* **WHAT YOU HAVE TO DO**: Copy each line in the data that includes the word "size".

━━━━━━━━━━

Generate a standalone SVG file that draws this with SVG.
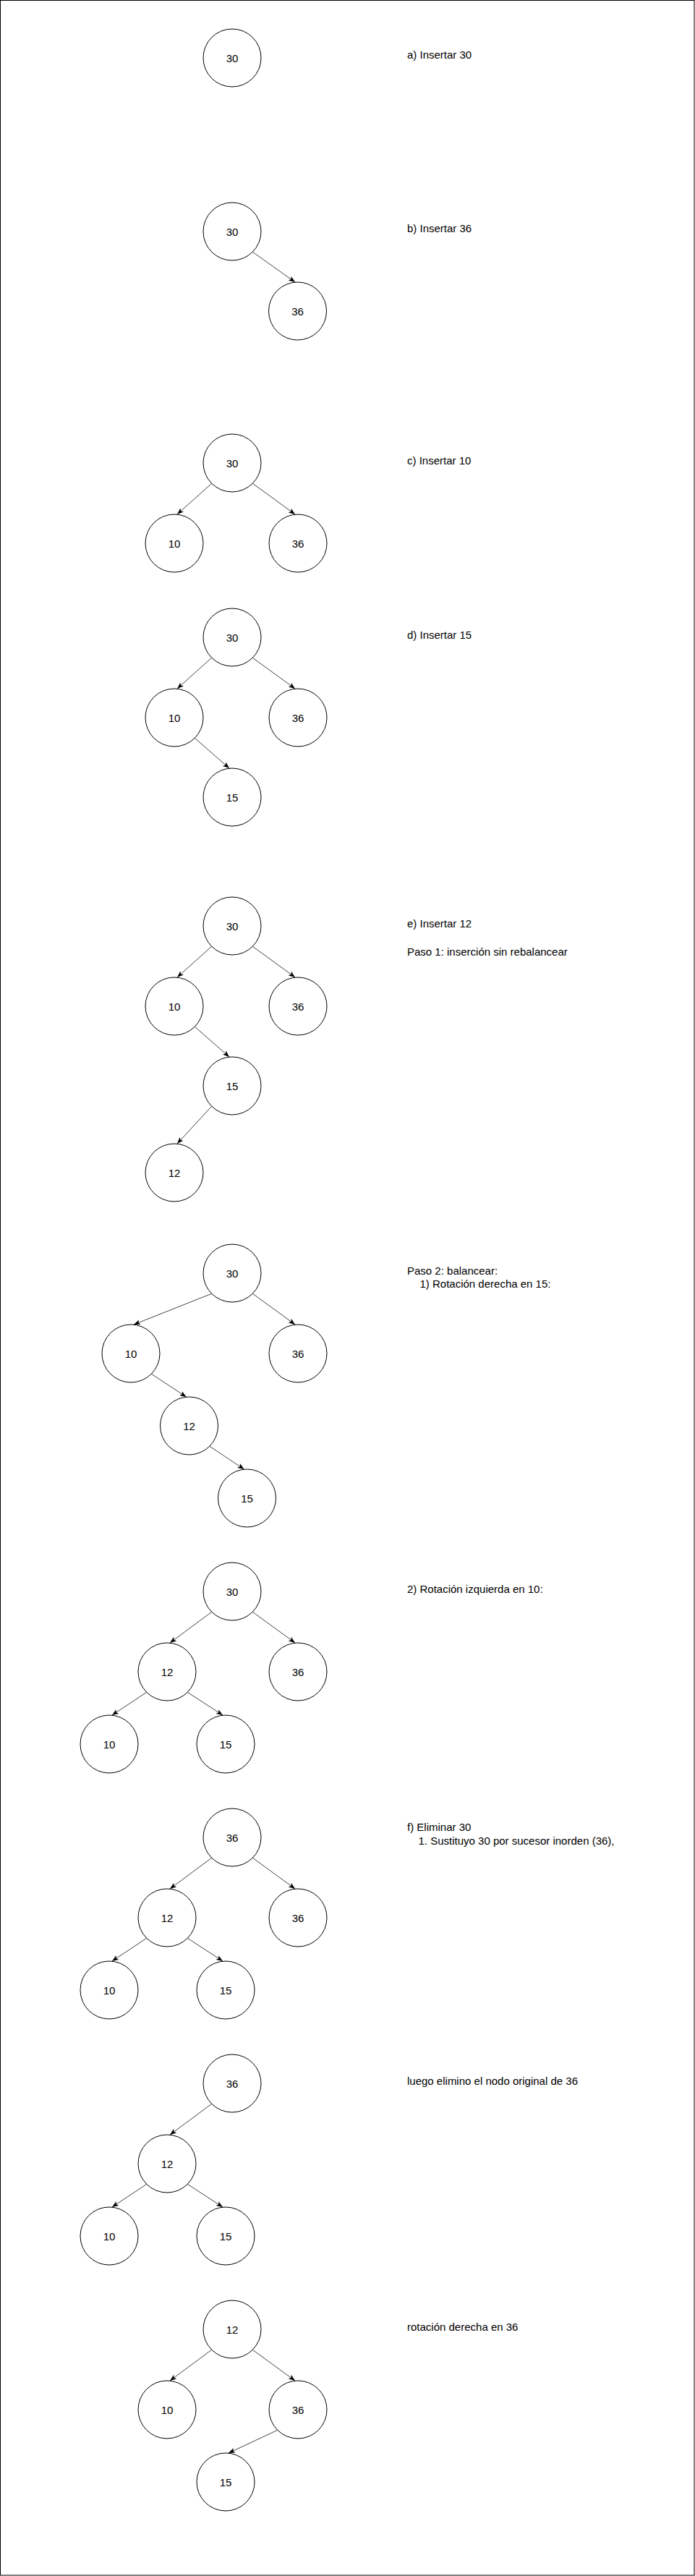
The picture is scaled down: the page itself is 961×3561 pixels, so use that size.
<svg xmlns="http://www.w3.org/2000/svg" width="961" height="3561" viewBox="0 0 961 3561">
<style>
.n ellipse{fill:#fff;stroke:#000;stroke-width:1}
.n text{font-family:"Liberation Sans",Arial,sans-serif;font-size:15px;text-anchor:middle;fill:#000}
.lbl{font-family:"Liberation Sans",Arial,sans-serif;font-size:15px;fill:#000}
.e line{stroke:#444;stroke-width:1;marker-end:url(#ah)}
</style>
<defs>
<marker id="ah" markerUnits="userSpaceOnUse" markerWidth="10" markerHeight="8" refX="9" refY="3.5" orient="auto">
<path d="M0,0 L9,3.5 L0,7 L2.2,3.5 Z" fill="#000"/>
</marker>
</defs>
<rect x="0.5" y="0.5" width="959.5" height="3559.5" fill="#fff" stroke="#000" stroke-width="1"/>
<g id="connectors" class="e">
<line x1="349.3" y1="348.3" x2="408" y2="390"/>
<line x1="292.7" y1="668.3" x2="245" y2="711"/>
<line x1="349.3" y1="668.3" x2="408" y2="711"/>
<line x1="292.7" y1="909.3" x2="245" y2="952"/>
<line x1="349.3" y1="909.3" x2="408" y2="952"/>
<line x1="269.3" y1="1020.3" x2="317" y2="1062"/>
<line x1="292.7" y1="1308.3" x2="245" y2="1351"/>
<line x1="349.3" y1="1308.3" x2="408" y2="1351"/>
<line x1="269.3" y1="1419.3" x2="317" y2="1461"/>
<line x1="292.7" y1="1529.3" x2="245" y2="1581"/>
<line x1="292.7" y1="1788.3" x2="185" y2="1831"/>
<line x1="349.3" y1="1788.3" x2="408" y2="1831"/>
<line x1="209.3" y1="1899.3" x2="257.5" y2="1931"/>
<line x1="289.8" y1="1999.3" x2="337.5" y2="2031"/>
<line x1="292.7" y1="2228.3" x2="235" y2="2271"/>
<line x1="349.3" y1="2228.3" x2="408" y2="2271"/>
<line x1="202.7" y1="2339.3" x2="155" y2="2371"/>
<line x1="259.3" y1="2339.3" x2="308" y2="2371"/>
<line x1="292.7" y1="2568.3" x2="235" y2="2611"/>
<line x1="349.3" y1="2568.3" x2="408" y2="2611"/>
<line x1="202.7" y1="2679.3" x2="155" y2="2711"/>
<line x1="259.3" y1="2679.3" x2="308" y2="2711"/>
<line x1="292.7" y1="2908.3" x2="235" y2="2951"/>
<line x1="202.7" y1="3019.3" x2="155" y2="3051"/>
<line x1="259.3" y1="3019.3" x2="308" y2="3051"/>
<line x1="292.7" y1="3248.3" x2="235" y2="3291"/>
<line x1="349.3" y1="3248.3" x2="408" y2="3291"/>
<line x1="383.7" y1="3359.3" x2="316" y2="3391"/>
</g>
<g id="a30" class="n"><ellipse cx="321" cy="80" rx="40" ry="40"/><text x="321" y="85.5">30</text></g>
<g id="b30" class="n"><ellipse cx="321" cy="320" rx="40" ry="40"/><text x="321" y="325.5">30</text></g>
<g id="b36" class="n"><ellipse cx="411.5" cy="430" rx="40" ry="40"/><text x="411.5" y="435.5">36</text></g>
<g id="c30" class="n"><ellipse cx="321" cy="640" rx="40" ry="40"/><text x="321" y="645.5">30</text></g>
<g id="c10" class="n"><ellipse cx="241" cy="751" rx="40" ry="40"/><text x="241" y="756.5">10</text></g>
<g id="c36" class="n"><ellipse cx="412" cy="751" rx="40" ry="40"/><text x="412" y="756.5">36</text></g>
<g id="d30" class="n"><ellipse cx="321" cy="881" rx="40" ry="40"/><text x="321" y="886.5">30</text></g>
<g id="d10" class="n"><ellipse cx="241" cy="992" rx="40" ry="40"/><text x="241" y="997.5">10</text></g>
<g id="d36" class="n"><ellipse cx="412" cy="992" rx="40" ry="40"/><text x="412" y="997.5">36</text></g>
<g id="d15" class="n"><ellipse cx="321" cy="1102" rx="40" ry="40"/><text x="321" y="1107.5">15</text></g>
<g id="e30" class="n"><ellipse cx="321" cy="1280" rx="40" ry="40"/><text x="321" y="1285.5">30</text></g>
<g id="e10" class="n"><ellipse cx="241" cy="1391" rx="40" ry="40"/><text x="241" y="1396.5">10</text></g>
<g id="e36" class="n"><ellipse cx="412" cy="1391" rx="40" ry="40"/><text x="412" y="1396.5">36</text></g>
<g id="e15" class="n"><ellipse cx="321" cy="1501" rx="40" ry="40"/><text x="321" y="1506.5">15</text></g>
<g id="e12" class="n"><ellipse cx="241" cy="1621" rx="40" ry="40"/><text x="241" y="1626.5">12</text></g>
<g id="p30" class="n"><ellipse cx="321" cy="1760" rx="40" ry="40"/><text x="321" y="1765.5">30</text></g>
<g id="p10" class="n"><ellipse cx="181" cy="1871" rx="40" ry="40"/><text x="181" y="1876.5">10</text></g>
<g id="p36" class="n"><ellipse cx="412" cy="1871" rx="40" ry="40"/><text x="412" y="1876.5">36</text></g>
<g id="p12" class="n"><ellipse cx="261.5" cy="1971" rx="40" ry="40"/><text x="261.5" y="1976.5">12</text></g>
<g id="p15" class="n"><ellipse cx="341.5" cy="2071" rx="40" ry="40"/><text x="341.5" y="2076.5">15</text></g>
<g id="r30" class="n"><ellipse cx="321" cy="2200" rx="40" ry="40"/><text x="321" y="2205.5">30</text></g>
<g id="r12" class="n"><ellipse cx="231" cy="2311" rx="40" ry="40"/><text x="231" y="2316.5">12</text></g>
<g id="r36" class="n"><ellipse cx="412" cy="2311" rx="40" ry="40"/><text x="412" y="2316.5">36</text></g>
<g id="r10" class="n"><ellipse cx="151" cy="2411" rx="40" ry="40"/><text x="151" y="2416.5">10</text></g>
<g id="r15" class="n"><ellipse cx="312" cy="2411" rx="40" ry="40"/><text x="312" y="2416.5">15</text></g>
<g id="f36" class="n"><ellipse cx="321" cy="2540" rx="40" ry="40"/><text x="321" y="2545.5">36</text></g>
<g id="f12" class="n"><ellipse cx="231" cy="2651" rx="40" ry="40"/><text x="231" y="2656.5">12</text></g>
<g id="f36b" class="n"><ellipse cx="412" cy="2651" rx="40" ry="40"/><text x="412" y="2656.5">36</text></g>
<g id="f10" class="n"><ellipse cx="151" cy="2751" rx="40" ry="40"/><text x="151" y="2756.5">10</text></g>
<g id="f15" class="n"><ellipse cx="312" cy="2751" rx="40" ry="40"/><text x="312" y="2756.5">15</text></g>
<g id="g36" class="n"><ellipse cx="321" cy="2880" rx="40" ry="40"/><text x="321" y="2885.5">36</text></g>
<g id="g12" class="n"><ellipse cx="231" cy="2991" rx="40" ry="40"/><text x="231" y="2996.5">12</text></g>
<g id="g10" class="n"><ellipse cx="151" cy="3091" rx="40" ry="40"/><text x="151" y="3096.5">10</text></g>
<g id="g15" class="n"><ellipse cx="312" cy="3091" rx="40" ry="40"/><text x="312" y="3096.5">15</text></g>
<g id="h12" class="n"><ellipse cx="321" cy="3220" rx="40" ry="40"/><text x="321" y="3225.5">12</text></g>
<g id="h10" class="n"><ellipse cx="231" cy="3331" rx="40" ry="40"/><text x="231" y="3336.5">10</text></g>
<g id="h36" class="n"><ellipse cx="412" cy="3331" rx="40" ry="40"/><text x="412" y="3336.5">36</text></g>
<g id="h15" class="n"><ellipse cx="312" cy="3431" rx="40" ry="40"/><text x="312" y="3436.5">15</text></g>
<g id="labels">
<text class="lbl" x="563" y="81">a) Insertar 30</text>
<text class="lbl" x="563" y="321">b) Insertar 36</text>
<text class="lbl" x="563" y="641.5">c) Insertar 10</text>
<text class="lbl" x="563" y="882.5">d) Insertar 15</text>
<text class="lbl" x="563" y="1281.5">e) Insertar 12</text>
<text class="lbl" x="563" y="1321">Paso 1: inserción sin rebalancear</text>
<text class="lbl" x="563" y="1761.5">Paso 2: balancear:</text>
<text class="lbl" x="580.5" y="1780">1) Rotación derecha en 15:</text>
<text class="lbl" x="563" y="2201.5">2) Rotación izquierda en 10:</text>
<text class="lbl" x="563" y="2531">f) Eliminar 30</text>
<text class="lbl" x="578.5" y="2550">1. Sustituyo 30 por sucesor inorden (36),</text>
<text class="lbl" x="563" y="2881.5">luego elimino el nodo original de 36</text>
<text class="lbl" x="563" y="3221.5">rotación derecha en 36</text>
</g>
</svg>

━━━━━━━━━━

* **WRITTEN SOLUTION**:
The picture is scaled down: the page itself is 961×3561 pixels, so use that size.
.n text{font-family:"Liberation Sans",Arial,sans-serif;font-size:15px;text-anchor:middle;fill:#000}
.lbl{font-family:"Liberation Sans",Arial,sans-serif;font-size:15px;fill:#000}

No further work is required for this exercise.